▶ **Recorded information**:
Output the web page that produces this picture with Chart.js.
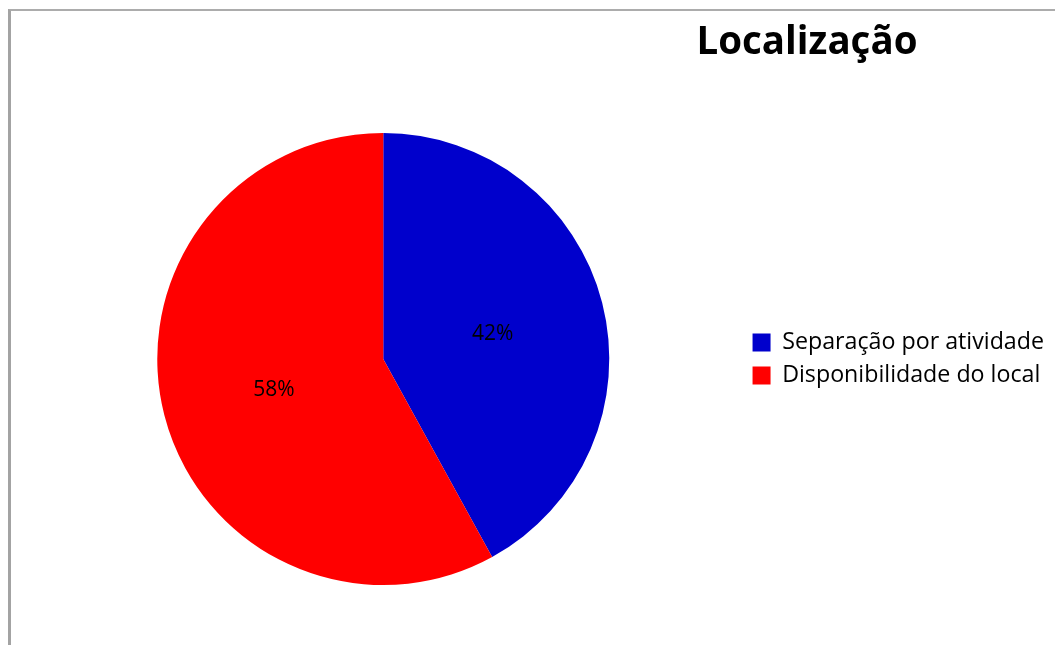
<!DOCTYPE html>
<html>
<head>
<meta charset="utf-8">
<script src="https://cdn.jsdelivr.net/npm/chart.js@4.4.1/dist/chart.umd.min.js"></script>
<style>
  html, body { margin: 0; padding: 0; background: #fff; }
  body { width: 1055px; height: 645px; position: relative; overflow: hidden; }
  #frame {
    position: absolute; left: 8px; top: 9px; right: 0; bottom: 0;
    border-left: 3px solid #a3a3a3; border-top: 2px solid #acacac;
  }
  #wrap { position: absolute; left: 0; top: 0; width: 1055px; height: 645px; }
</style>
</head>
<body>
<div id="frame"></div>
<div id="wrap"><canvas id="pie"></canvas></div>
<script>
const chartTitle = "Localização";
const categories = ["Separação por atividade", "Disponibilidade do local"];
const values = [42, 58];
const sliceColors = ["#0000CC", "#FF0000"];

const FAMILY = "'Open Sans', 'Noto Sans', sans-serif";

// pick a font size so the text spans the given width
function fitSize(text, width, weight) {
    const c = document.createElement("canvas").getContext("2d");
    c.font = `${weight} 100px ${FAMILY}`;
    return 100 * width / c.measureText(text).width;
}

const titleSize  = fitSize(chartTitle, 221, "bold");
const legendSize = fitSize(categories[0], 262, "normal");

const titlePlugin = {
    id: "sideTitle",
    afterDraw(chart) {
        const ctx = chart.ctx;
        ctx.save();
        ctx.font = `bold ${titleSize}px ${FAMILY}`;
        ctx.fillStyle = "#000";
        ctx.textAlign = "center";
        ctx.textBaseline = "alphabetic";
        ctx.fillText(chartTitle, 807, 54);
        ctx.restore();
    }
};

// percentage labels at half radius
const pctPlugin = {
    id: "pctLabels",
    afterDatasetsDraw(chart) {
        const ctx = chart.ctx;
        const total = values.reduce((a, b) => a + b, 0);
        ctx.save();
        ctx.font = `normal 21px ${FAMILY}`;
        ctx.fillStyle = "#000";
        ctx.textAlign = "center";
        ctx.textBaseline = "middle";
        chart.getDatasetMeta(0).data.forEach((arc, i) => {
            const mid = (arc.startAngle + arc.endAngle) / 2;
            const r = arc.outerRadius * 0.5;
            const x = arc.x + Math.cos(mid) * r;
            const y = arc.y + Math.sin(mid) * r + 3;
            ctx.fillText(Math.round(values[i] / total * 100) + "%", x, y);
        });
        ctx.restore();
    }
};

new Chart(document.getElementById("pie"), {
    type: "pie",
    data: {
        labels: categories,
        datasets: [{
            data: values,
            backgroundColor: sliceColors,
            borderWidth: 0,
        }],
    },
    options: {
        responsive: true,
        maintainAspectRatio: false,
        animation: false,
        layout: { padding: { top: 133, bottom: 60, left: 24, right: 1 } },
        plugins: {
            title: { display: false },
            tooltip: { enabled: false },
            legend: {
                position: "right",
                labels: {
                    color: "#000",
                    boxWidth: 18,
                    boxHeight: 18,
                    padding: 10,
                    font: { family: FAMILY, size: legendSize },
                },
            },
        },
    },
    plugins: [pctPlugin, titlePlugin],
});
</script>
</body>
</html>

▶ **Description of the task**: Please transcribe the material above exactly as written. Leave the pictures out.

▶ **Written reply**:
Output the web page that produces this picture with Chart.js.
<!DOCTYPE html>
<html>
<head>
<meta charset="utf-8">
<script src="https://cdn.jsdelivr.net/npm/chart.js@4.4.1/dist/chart.umd.min.js"></script>
<style>
  html, body { margin: 0; padding: 0; background: #fff; }
  body { width: 1055px; height: 645px; position: relative; overflow: hidden; }
  #frame {
    position: absolute; left: 8px; top: 9px; right: 0; bottom: 0;
    border-left: 3px solid #a3a3a3; border-top: 2px solid #acacac;
  }
  #wrap { position: absolute; left: 0; top: 0; width: 1055px; height: 645px; }
</style>
</head>
<body>
<div id="frame"></div>
<div id="wrap"><canvas id="pie"></canvas></div>
<script>
const chartTitle = "Localização";
const categories = ["Separação por atividade", "Disponibilidade do local"];
const values = [42, 58];
const sliceColors = ["#0000CC", "#FF0000"];

const FAMILY = "'Open Sans', 'Noto Sans', sans-serif";

// pick a font size so the text spans the given width
function fitSize(text, width, weight) {
    const c = document.createElement("canvas").getContext("2d");
    c.font = `${weight} 100px ${FAMILY}`;
    return 100 * width / c.measureText(text).width;
}

const titleSize  = fitSize(chartTitle, 221, "bold");
const legendSize = fitSize(categories[0], 262, "normal");

const titlePlugin = {
    id: "sideTitle",
    afterDraw(chart) {
        const ctx = chart.ctx;
        ctx.save();
        ctx.font = `bold ${titleSize}px ${FAMILY}`;
        ctx.fillStyle = "#000";
        ctx.textAlign = "center";
        ctx.textBaseline = "alphabetic";
        ctx.fillText(chartTitle, 807, 54);
        ctx.restore();
    }
};

// percentage labels at half radius
const pctPlugin = {
    id: "pctLabels",
    afterDatasetsDraw(chart) {
        const ctx = chart.ctx;
        const total = values.reduce((a, b) => a + b, 0);
        ctx.save();
        ctx.font = `normal 21px ${FAMILY}`;
        ctx.fillStyle = "#000";
        ctx.textAlign = "center";
        ctx.textBaseline = "middle";
        chart.getDatasetMeta(0).data.forEach((arc, i) => {
            const mid = (arc.startAngle + arc.endAngle) / 2;
            const r = arc.outerRadius * 0.5;
            const x = arc.x + Math.cos(mid) * r;
            const y = arc.y + Math.sin(mid) * r + 3;
            ctx.fillText(Math.round(values[i] / total * 100) + "%", x, y);
        });
        ctx.restore();
    }
};

new Chart(document.getElementById("pie"), {
    type: "pie",
    data: {
        labels: categories,
        datasets: [{
            data: values,
            backgroundColor: sliceColors,
            borderWidth: 0,
        }],
    },
    options: {
        responsive: true,
        maintainAspectRatio: false,
        animation: false,
        layout: { padding: { top: 133, bottom: 60, left: 24, right: 1 } },
        plugins: {
            title: { display: false },
            tooltip: { enabled: false },
            legend: {
                position: "right",
                labels: {
                    color: "#000",
                    boxWidth: 18,
                    boxHeight: 18,
                    padding: 10,
                    font: { family: FAMILY, size: legendSize },
                },
            },
        },
    },
    plugins: [pctPlugin, titlePlugin],
});
</script>
</body>
</html>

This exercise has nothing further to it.